Having finished watching the third season of Star Trek: Picard, I find I'm less enthusiastic about it than I would have thought.
For me, the best season of the series remains the first one, even if for half the final, two-part episode I experienced the kind of reservations that plagued my interest in the second and third. I'm just not overly convinced that a completely serialized season works. Babylon 5, for a lot of Star Trek fans in the '90s looking for something to energize them, suggested it was the inevitable future, but even it wasn't completely serialized. Individual episodes could still tell their own stories. I found Battlestar Galactica so hopelessly grim within just the first few episodes, I not only swore off any further suggestions that this was how Voyager should have played out, I was all the happier it didn't. Deep Space Nine, when it attempted complete serialization at the beginning of the sixth season and end of the seventh, was further proof, for me, that story gets lost in the shuffle, not elevated. You have to know what keeps the story interesting, not just keep the story going.
In the second season, I kept wanting more from the few elements that interested me (Q, Guinan), and less from the ones that didn't (Jurati as the Borg Queen's puppet, Rios in ICEland), it was difficult to know what to make of the results. Later, I better appreciated the season, including how Guinan was used.
This last season will need similar effort. I understand all the story beats and why they played out the way they did, but eventually it became so inevitable, and the familiar crew used so much it distracted from the pleasure of seeing them again. Picard needed more grounding. He needed more time with Beverly Crusher, who while being taken more seriously than ever before still found herself relegated to the background, no resolution, again, between herself and Picard, who instead spent most of his time with Jack Crusher (it would have been interesting as a subplot to somehow tie in the first Jack Crusher to all of this). Data, instead of having a triumphant return, limped into the ensemble, and never felt any more important to Picard than he did in Next Generation, a direct contrast to their increased bond in the movies, which was so important it was the driving subplot of the first season.
This isn't to say I didn't enjoy the season. As someone who's remained connected to these characters throughout the years (I remain one of the few fans of Nemesis), it wasn't such a long time since I saw the crew together, so for now, it's difficult to appreciate seeing them again. I never had a problem like this with the original cast, since by the time I was born, the original series was long over and the movies were still in the midst of playing out, and by the time I was really able to appreciate any of it, both the series and the films were long concluded. Seeing the crew age through the movies was just a matter of fact, as was following along with their sporadic later appearances, right down to Spock in Star Trek and Into Darkness. (And, I guess, Walter Koenig voicing Anton Chekov.) Even seeing the Enterprise-D again feels diminished by spending so much time aboard.
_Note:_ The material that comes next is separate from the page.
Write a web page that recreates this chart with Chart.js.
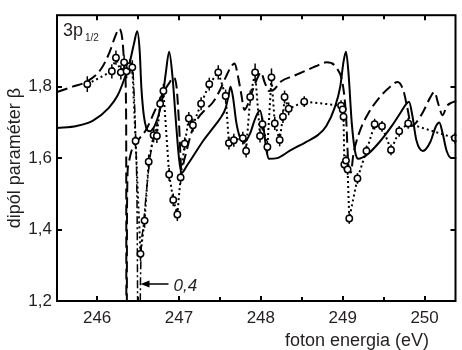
<!DOCTYPE html>
<html>
<head>
<meta charset="utf-8">
<script src="https://cdn.jsdelivr.net/npm/chart.js@4.4.1/dist/chart.umd.min.js"></script>
<style>
    body { margin: 0; background: #fff; }
</style>
</head>
<body>
<canvas id="canvas" width="462" height="350"></canvas>
<script>
// theory 1 (solid)
var solidLine = [
    [245.51, 1.684], [245.75, 1.69], [245.95, 1.705], [246.14, 1.74], [246.25, 1.775], [246.33, 1.82],
    [246.40, 1.87], [246.45, 1.92], [246.49, 1.955], [246.52, 1.90], [246.54, 1.80], [246.57, 1.72],
    [246.60, 1.685], [246.64, 1.675], [246.69, 1.685], [246.75, 1.72], [246.80, 1.77], [246.84, 1.84],
    [246.88, 1.898], [246.92, 1.83], [246.96, 1.71], [247.00, 1.60], [247.03, 1.558], [247.10, 1.58],
    [247.20, 1.615], [247.30, 1.65], [247.40, 1.68], [247.50, 1.71], [247.57, 1.74], [247.61, 1.78],
    [247.63, 1.80], [247.66, 1.77], [247.70, 1.70], [247.75, 1.655], [247.80, 1.645], [247.87, 1.67],
    [247.93, 1.71], [247.99, 1.733], [248.03, 1.69], [248.07, 1.62], [248.10, 1.598], [248.20, 1.60],
    [248.35, 1.62], [248.55, 1.645], [248.70, 1.665], [248.80, 1.69], [248.90, 1.74], [248.97, 1.80],
    [249.01, 1.87], [249.04, 1.898], [249.07, 1.84], [249.11, 1.70], [249.15, 1.62], [249.19, 1.598],
    [249.30, 1.61], [249.45, 1.645], [249.60, 1.69], [249.70, 1.725], [249.77, 1.75], [249.81, 1.758],
    [249.85, 1.72], [249.90, 1.65], [249.98, 1.62], [250.07, 1.645], [250.14, 1.69], [250.18, 1.70],
    [250.22, 1.67], [250.27, 1.62], [250.33, 1.60], [250.39, 1.60]
];
// theory 2 (dashed)
var dashLine = [
    [245.51, 1.785], [245.70, 1.80], [245.88, 1.815], [246.05, 1.85], [246.15, 1.895], [246.22, 1.94],
    [246.27, 1.962], [246.31, 1.93], [246.34, 1.84], [246.355, 1.70], [246.36, 0.3], [246.365, 1.45],
    [246.38, 1.58], [246.42, 1.62], [246.50, 1.65], [246.60, 1.68], [246.70, 1.73], [246.80, 1.78],
    [246.88, 1.81], [246.93, 1.825], [246.97, 1.80], [247.00, 1.70], [247.03, 1.57], [247.07, 1.60],
    [247.15, 1.67], [247.23, 1.711], [247.32, 1.735], [247.41, 1.755], [247.50, 1.79], [247.57, 1.826],
    [247.64, 1.857], [247.68, 1.865], [247.72, 1.83], [247.76, 1.78], [247.80, 1.735], [247.84, 1.75],
    [247.90, 1.79], [247.97, 1.83], [248.00, 1.84], [248.05, 1.81], [248.10, 1.788], [248.15, 1.79],
    [248.25, 1.815], [248.40, 1.83], [248.55, 1.845], [248.67, 1.857], [248.80, 1.868], [248.92, 1.854],
    [249.00, 1.807], [249.04, 1.72], [249.07, 1.58], [249.10, 1.56], [249.13, 1.61], [249.20, 1.67],
    [249.30, 1.72], [249.45, 1.77], [249.58, 1.80], [249.67, 1.813], [249.74, 1.79], [249.79, 1.74],
    [249.84, 1.69], [249.90, 1.70], [249.99, 1.733], [250.07, 1.77], [250.12, 1.785], [250.17, 1.75],
    [250.22, 1.72], [250.27, 1.745], [250.33, 1.755], [250.39, 1.76]
];
// theory 3 (dash-dot), only near the 246.5 resonance
var dashDotLine = [
    [246.44, 1.84], [246.47, 1.66], [246.49, 1.40], [246.51, 0.4], [246.53, 1.26], [246.56, 1.40],
    [246.60, 1.50], [246.64, 1.59], [246.69, 1.66], [246.74, 1.70]
];
// experiment: energy, beta, error
var expPoints = [
    [245.88, 1.807, 0.022], [246.18, 1.843, 0.02], [246.23, 1.881, 0.02], [246.29, 1.84, 0.02],
    [246.33, 1.868, 0.02], [246.36, 1.843, 0.02], [246.40, 1.857, 0.02], [246.43, 1.854, 0.02],
    [246.47, 1.648, 0.02], [246.53, 1.332, 0.02], [246.58, 1.425, 0.02], [246.63, 1.59, 0.02],
    [246.69, 1.664, 0.02], [246.73, 1.662, 0.02], [246.77, 1.752, 0.02], [246.81, 1.788, 0.02],
    [246.88, 1.554, 0.018], [246.93, 1.483, 0.018], [246.98, 1.442, 0.018], [247.02, 1.546, 0.018],
    [247.07, 1.64, 0.018], [247.12, 1.711, 0.018], [247.17, 1.692, 0.018], [247.27, 1.752, 0.018],
    [247.37, 1.807, 0.018], [247.48, 1.84, 0.02], [247.57, 1.774, 0.018], [247.61, 1.642, 0.018],
    [247.67, 1.65, 0.018], [247.78, 1.656, 0.018], [247.82, 1.62, 0.018], [247.87, 1.771, 0.018],
    [247.93, 1.84, 0.025], [247.99, 1.662, 0.018], [248.02, 1.695, 0.018], [248.08, 1.631, 0.018],
    [248.13, 1.826, 0.025], [248.17, 1.697, 0.018], [248.23, 1.651, 0.018], [248.27, 1.716, 0.018],
    [248.29, 1.771, 0.018], [248.34, 1.738, 0.018], [248.53, 1.758, 0.015], [248.98, 1.747, 0.015],
    [249.00, 1.736, 0.015], [249.01, 1.716, 0.015], [249.02, 1.582, 0.015], [249.04, 1.593, 0.015],
    [249.06, 1.568, 0.015], [249.08, 1.431, 0.015], [249.18, 1.543, 0.015], [249.29, 1.62, 0.015],
    [249.39, 1.695, 0.015], [249.48, 1.689, 0.015], [249.59, 1.623, 0.015], [249.69, 1.675, 0.015],
    [249.80, 1.697, 0.015], [250.37, 1.656, 0.015]
];

var xTicks = [246, 247, 248, 249, 250];
var yTicks = [1.2, 1.4, 1.6, 1.8];
var xRange = [245.51, 250.39], yRange = [1.2, 2.0];
var arrowTip = [246.53, 1.247], arrowText = '0,4';

var FONT = '"Liberation Sans", Arial, sans-serif';
var TXT = '#231f20';

function toXY(arr) {
    return arr.map(function (p) { return { x: p[0], y: p[1] }; });
}

// inward ticks, frame, labels, arrow
var frame = {
    id: 'frame',
    beforeDatasetDraw: function (chart, args) {
        if (args.index !== 3) return;
        var c = chart.ctx, xs = chart.scales.x, ys = chart.scales.y;
        c.save();
        c.strokeStyle = '#000';
        c.lineWidth = 1.5;
        expPoints.forEach(function (p) {
            var px = xs.getPixelForValue(p[0]);
            c.beginPath();
            c.moveTo(px, ys.getPixelForValue(p[1] - p[2]));
            c.lineTo(px, ys.getPixelForValue(p[1] + p[2]));
            c.stroke();
        });
        c.restore();
    },
    afterDraw: function (chart) {
        var c = chart.ctx, a = chart.chartArea, xs = chart.scales.x, ys = chart.scales.y;
        var L = a.left, R = a.right - 1, T = a.top, B = a.bottom;
        c.save();
        c.strokeStyle = '#000';
        c.lineWidth = 2;
        c.strokeRect(L, T, R - L, B - T);
        // x ticks every 0.5
        for (var v = 246; v <= xRange[1]; v += 0.5) {
            var px = Math.round(xs.getPixelForValue(v));
            var len = (v % 1 === 0) ? 5 : 4;
            c.beginPath();
            c.moveTo(px, B); c.lineTo(px, B - len);
            c.moveTo(px, T); c.lineTo(px, T + len);
            c.stroke();
        }
        yTicks.forEach(function (t) {
            var py = Math.round(ys.getPixelForValue(t));
            c.beginPath();
            c.moveTo(L, py); c.lineTo(L + 5, py);
            c.moveTo(R, py); c.lineTo(R - 5, py);
            c.stroke();
        });

        c.fillStyle = TXT;
        // 3p1/2
        c.font = '18px ' + FONT;
        c.textAlign = 'left';
        c.textBaseline = 'alphabetic';
        c.fillText('3p', 63, 36);
        c.font = '10px ' + FONT;
        c.fillText('1/2', 85, 41);

        // axis titles
        c.font = '18px ' + FONT;
        c.fillText('foton energia (eV)', 285, 346);
        c.save();
        c.translate(20, (T + B) / 2);
        c.rotate(-Math.PI / 2);
        c.textAlign = 'center';
        c.fillText('dipól paraméter β', 0, 0);
        c.restore();

        // arrow to the off-scale minimum
        var tx = xs.getPixelForValue(arrowTip[0]), ty = Math.round(ys.getPixelForValue(arrowTip[1]));
        c.fillStyle = '#000';
        c.lineWidth = 1.5;
        c.beginPath();
        c.moveTo(tx + 6, ty); c.lineTo(tx + 28, ty);
        c.stroke();
        c.beginPath();
        c.moveTo(tx, ty); c.lineTo(tx + 9, ty - 3.5); c.lineTo(tx + 9, ty + 3.5); c.closePath();
        c.fill();
        c.fillStyle = TXT;
        c.font = 'italic 17px ' + FONT;
        c.fillText(arrowText, tx + 33, ty + 7);
        c.restore();
    }
};

var ctx = document.getElementById('canvas');
var myChart = new Chart(ctx, {
    type: 'line',
    data: {
        datasets: [
            {
                label: 'theory 1',
                data: toXY(solidLine),
                borderColor: '#000',
                borderWidth: 2,
                pointRadius: 0,
                cubicInterpolationMode: 'monotone',
                order: 2
            },
            {
                label: 'theory 2',
                data: toXY(dashLine),
                borderColor: '#000',
                borderWidth: 2,
                borderDash: [11, 5],
                pointRadius: 0,
                cubicInterpolationMode: 'monotone',
                order: 2
            },
            {
                label: 'theory 3',
                data: toXY(dashDotLine),
                borderColor: '#000',
                borderWidth: 1.5,
                borderDash: [8, 3, 2, 3],
                pointRadius: 0,
                cubicInterpolationMode: 'monotone',
                order: 1
            },
            {
                label: 'experiment',
                data: toXY(expPoints),
                borderColor: '#000',
                borderWidth: 2,
                borderDash: [2, 3],
                tension: 0,
                pointRadius: 3.2,
                pointBorderWidth: 1.5,
                pointBackgroundColor: '#fff',
                pointBorderColor: '#000',
                order: 0
            }
        ]
    },
    options: {
        responsive: false,
        animation: false,
        layout: { padding: { top: 10, right: 0, left: 0, bottom: 0 } },
        plugins: { legend: { display: false }, tooltip: { enabled: false } },
        scales: {
            x: {
                type: 'linear',
                min: xRange[0],
                max: xRange[1],
                grid: { display: false, drawTicks: false },
                border: { display: false },
                afterFit: function (s) { s.height = 49; },
                afterBuildTicks: function (s) {
                    s.ticks = xTicks.map(function (v) { return { value: v }; });
                },
                ticks: {
                    padding: 7,
                    maxRotation: 0,
                    autoSkip: false,
                    color: TXT,
                    font: { family: FONT, size: 17 },
                    callback: function (v) { return String(v); }
                }
            },
            y: {
                min: yRange[0],
                max: yRange[1],
                grid: { display: false, drawTicks: false },
                border: { display: false },
                afterFit: function (s) { s.width = 57; },
                afterBuildTicks: function (s) {
                    s.ticks = yTicks.map(function (v) { return { value: v }; });
                },
                ticks: {
                    padding: 5,
                    color: TXT,
                    font: { family: FONT, size: 17 },
                    callback: function (v) { return v.toFixed(1).replace('.', ','); }
                }
            }
        }
    },
    plugins: [frame]
});
</script>
</body>
</html>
Most of this is quibbles. In a lot of ways, this season is making amends for how the movies ended, and that the first two seasons avoided most of the cast. If nothing else, Worf had a great part (the exception that proved the rule), and showed Riker in command mode, and of course Captain Shaw (who was also short-changed, eventually, but whose arc in general was one of the season's true highlights). Finishing out, finally, the Borg saga, and even rounding out the Dominion War arc, finally including the Next Generation crew in it, that was well worth the time and energy put into everything. If the season had included a few more wrinkles into the plot, rather than spend much of the back half coasting to the finale, believing the mystery behind Jack was enough, it would have been easier to appreciate. But it was still well worth it.